What Americans pay for gasoline gets lots of attention, but the price at the pump is only one oil industry indicator that has been rising lately. The starting salaries of bachelor’s degree-holding petroleum engineers are also at historic highs. This other price spike has gotten almost no coverage even though labor market experts believe it seriously undermines the prevailing narrative about America’s technical workforce.
That narrative asserts that the nation has a shortage of scientists and engineers caused by inadequate school systems that can’t produce enough excellent math, engineering and science students. Exhibit A for this argument is the generally low percentage of American students and the high percentage of foreign students in many of the nation’s engineering programs.
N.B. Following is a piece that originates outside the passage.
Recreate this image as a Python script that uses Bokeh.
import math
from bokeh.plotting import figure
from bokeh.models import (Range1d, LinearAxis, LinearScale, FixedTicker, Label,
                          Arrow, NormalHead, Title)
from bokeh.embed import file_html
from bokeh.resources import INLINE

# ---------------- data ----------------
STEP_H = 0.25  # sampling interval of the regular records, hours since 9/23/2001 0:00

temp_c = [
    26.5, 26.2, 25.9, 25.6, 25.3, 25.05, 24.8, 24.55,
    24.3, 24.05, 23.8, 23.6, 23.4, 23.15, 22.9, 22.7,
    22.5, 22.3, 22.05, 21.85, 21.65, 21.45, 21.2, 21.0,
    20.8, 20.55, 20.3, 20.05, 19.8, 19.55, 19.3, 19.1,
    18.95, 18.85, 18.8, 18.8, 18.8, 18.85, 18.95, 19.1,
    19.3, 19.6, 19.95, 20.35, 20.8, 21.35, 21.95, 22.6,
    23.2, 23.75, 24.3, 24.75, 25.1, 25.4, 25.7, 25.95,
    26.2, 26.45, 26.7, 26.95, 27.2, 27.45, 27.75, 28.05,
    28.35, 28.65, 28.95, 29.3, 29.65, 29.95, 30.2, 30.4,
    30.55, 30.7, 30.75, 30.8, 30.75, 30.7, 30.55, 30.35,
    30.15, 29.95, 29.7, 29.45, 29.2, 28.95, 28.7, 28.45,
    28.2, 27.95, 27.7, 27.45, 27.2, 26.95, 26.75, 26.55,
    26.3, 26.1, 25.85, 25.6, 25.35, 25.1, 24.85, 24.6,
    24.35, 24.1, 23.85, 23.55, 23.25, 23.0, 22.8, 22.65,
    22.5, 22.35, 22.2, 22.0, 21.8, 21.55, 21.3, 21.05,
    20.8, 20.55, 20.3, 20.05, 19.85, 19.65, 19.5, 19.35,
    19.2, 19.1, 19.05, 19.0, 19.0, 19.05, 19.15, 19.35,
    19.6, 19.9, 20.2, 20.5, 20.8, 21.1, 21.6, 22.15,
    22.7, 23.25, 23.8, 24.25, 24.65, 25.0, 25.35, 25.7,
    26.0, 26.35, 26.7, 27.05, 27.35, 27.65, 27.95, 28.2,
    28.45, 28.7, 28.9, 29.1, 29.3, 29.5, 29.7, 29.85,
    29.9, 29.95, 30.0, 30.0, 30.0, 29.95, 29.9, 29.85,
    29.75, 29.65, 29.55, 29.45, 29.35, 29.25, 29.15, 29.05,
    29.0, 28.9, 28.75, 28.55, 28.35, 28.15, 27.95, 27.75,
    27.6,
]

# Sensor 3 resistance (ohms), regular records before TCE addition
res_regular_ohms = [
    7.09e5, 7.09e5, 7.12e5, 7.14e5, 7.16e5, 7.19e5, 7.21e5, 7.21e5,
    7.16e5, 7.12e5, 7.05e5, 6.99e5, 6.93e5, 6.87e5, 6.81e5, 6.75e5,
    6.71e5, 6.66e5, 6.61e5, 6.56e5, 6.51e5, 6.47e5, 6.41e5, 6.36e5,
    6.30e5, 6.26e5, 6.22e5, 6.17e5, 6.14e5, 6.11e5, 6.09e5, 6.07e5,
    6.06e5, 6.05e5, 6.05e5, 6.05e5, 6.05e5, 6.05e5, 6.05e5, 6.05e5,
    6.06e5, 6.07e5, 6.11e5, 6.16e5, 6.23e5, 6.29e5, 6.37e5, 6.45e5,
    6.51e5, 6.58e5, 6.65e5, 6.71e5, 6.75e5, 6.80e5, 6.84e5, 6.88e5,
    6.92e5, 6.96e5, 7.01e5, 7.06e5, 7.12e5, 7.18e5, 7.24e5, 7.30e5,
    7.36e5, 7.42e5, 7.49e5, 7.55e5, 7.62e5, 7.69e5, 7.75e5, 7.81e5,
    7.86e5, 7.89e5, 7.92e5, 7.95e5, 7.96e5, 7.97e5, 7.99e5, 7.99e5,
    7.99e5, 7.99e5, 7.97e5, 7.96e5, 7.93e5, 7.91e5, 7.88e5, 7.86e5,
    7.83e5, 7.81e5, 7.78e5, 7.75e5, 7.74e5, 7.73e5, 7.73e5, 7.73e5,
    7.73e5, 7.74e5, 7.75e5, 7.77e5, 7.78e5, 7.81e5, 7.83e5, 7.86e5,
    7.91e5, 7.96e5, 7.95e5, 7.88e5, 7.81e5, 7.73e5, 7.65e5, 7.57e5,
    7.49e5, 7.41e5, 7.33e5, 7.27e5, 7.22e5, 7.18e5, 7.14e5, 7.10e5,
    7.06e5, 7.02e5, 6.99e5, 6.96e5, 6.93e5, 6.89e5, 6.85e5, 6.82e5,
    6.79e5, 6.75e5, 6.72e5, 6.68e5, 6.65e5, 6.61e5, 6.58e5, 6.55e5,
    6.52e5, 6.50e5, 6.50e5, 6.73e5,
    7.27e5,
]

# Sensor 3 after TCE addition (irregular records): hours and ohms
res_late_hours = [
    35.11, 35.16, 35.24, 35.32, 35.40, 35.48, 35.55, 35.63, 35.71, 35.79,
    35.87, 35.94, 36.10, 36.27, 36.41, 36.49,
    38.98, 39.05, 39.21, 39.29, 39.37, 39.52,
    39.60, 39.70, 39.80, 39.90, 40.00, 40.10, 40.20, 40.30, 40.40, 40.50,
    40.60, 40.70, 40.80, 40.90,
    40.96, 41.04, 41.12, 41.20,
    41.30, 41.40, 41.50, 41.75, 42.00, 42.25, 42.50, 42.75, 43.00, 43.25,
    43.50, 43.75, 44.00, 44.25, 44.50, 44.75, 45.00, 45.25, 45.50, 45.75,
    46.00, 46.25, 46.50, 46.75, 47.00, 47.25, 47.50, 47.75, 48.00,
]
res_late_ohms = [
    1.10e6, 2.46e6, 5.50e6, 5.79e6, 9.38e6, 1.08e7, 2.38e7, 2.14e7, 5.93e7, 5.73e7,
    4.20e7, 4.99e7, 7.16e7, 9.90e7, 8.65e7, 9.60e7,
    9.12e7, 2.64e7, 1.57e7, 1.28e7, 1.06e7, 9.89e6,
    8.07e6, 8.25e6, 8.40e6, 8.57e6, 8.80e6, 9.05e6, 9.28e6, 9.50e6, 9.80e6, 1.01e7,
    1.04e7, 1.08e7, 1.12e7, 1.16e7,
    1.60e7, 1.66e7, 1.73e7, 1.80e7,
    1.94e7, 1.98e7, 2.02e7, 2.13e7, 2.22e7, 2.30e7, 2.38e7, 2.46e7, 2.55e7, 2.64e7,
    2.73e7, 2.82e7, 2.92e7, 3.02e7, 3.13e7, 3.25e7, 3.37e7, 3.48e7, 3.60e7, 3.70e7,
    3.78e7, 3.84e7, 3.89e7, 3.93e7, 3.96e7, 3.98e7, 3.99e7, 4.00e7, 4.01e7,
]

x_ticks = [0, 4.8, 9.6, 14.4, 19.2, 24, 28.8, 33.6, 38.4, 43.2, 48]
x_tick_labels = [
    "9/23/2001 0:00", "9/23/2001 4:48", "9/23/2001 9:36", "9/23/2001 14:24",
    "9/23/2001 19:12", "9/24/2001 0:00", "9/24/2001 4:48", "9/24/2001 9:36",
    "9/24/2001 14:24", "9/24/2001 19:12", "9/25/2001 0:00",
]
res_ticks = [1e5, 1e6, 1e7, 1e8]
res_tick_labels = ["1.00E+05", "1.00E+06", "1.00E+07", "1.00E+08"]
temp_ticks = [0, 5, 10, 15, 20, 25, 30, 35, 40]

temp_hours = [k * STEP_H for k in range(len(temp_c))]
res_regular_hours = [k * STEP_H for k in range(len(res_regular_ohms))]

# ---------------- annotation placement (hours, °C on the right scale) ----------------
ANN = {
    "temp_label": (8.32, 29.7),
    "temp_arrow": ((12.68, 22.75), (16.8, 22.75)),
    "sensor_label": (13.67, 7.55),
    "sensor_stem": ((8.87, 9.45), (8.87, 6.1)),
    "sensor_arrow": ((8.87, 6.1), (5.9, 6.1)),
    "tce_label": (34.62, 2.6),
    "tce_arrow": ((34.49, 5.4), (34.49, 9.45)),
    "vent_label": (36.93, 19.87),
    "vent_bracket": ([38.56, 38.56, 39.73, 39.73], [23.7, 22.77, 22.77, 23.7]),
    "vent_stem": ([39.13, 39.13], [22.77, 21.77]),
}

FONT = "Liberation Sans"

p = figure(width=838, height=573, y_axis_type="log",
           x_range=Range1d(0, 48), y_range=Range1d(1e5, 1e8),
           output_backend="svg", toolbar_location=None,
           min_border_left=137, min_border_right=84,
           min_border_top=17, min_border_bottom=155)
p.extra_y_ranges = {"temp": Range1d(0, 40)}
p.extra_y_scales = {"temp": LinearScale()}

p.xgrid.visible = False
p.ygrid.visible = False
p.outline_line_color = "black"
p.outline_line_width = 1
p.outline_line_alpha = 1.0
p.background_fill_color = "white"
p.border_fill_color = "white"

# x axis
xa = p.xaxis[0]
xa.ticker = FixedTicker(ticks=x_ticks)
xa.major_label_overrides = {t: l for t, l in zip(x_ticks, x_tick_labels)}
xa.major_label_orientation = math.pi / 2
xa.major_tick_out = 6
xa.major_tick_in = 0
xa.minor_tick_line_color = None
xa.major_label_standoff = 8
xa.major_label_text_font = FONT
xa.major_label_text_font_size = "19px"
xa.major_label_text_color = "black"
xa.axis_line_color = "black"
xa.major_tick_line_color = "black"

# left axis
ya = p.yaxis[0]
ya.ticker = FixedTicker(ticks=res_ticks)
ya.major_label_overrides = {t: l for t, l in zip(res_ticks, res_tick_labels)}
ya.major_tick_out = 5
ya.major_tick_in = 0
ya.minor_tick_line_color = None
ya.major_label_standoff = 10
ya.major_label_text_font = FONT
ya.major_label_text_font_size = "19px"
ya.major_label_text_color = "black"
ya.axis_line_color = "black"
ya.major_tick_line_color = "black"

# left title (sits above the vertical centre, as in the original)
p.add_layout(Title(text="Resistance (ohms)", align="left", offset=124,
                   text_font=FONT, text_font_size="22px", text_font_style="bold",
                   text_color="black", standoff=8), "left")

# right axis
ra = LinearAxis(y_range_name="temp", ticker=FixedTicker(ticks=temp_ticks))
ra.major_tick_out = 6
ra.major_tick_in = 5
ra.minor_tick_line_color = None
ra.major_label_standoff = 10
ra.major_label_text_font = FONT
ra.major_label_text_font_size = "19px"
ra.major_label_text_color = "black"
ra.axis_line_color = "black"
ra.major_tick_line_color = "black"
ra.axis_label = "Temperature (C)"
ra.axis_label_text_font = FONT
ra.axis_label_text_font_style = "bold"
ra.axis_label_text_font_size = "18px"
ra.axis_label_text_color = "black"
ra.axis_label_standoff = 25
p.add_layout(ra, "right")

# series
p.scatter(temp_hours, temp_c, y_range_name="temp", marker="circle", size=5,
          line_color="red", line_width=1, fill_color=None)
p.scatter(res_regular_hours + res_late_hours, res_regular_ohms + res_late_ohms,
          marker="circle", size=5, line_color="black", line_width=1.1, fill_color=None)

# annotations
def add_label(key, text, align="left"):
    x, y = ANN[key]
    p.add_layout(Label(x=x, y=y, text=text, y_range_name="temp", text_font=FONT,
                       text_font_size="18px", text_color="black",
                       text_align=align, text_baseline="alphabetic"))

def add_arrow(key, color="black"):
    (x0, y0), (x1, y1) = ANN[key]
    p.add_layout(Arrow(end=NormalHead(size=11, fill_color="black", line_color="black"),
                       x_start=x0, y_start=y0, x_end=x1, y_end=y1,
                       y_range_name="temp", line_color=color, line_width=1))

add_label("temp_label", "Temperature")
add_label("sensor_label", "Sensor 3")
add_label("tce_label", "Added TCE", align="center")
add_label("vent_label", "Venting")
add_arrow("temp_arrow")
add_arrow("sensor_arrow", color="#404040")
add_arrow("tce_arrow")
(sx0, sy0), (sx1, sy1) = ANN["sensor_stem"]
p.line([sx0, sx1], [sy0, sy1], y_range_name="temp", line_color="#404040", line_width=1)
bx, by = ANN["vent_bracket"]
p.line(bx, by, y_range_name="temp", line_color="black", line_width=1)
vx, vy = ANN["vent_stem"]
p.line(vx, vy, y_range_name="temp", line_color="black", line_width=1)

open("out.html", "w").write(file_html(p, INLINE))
The evidence, as Miller-McCune magazine pointed out last year in a July cover story, indicates the opposite. The U.S. produces a large supply of able math and science students. What keeps their numbers low in many engineering programs is not a lack of ability but a lack of desirable career opportunities after they graduate. But opportunity is bubbling in the oil patch. Rising crude oil prices inspired both more exploration and more use of new and expensive extraction technologies, for example from tar sands. This coincides with retirement of the large generation of petroleum engineers who built the Trans-Alaskan Pipeline and expanded exploration in the 1970s. Since 2002, the Bureau of Labor Statistics has gone from forecasting declining demand for petroleum engineers to a 2010 prediction of 18 percent greater demand over the coming decade.
In recent years, the upward spurt in new petroleum engineers’ starting salaries reflects these trends. From an “already high $43,674 in 1997,” average bachelor’s degree starting salaries leapt to $86,220 in 2010, write Hal Salzman of Rutgers University and Leonard Lynn of Case Western Reserve University in a paper presented to the Association for Public Policy Analysis and Management.
In response, the number of Americans graduating with bachelor’s degrees in petroleum engineering more than doubled since 2003, even as the number of Americans earning petroleum engineering master’s degrees lagged. Because “most industry demand is at the Bachelor’s level,” Salzman and Lynn believe that today’s new graduates are mirroring the choices made by the computer graduates of the 1990s dot-com boom, who flocked to industry’s enticing opportunities rather than to graduate school.
As demand and pay have risen, so have both the number and percentage of Americans in petroleum engineering programs. “At the Bachelor’s level, the number and percent of total graduates who are on student visas dropped to the lowest proportion of total graduates in the last 15 years,” write Salzman and Lynn.
The notion that the U.S. can’t produce enough “students with the qualifications to become engineers in response to demonstrated demand [is] ill-founded,” they conclude. Not only are the science and math skills of America’s best students increasing, they state, but those students’ ability to spot and respond to real career opportunities remains as sharp as ever.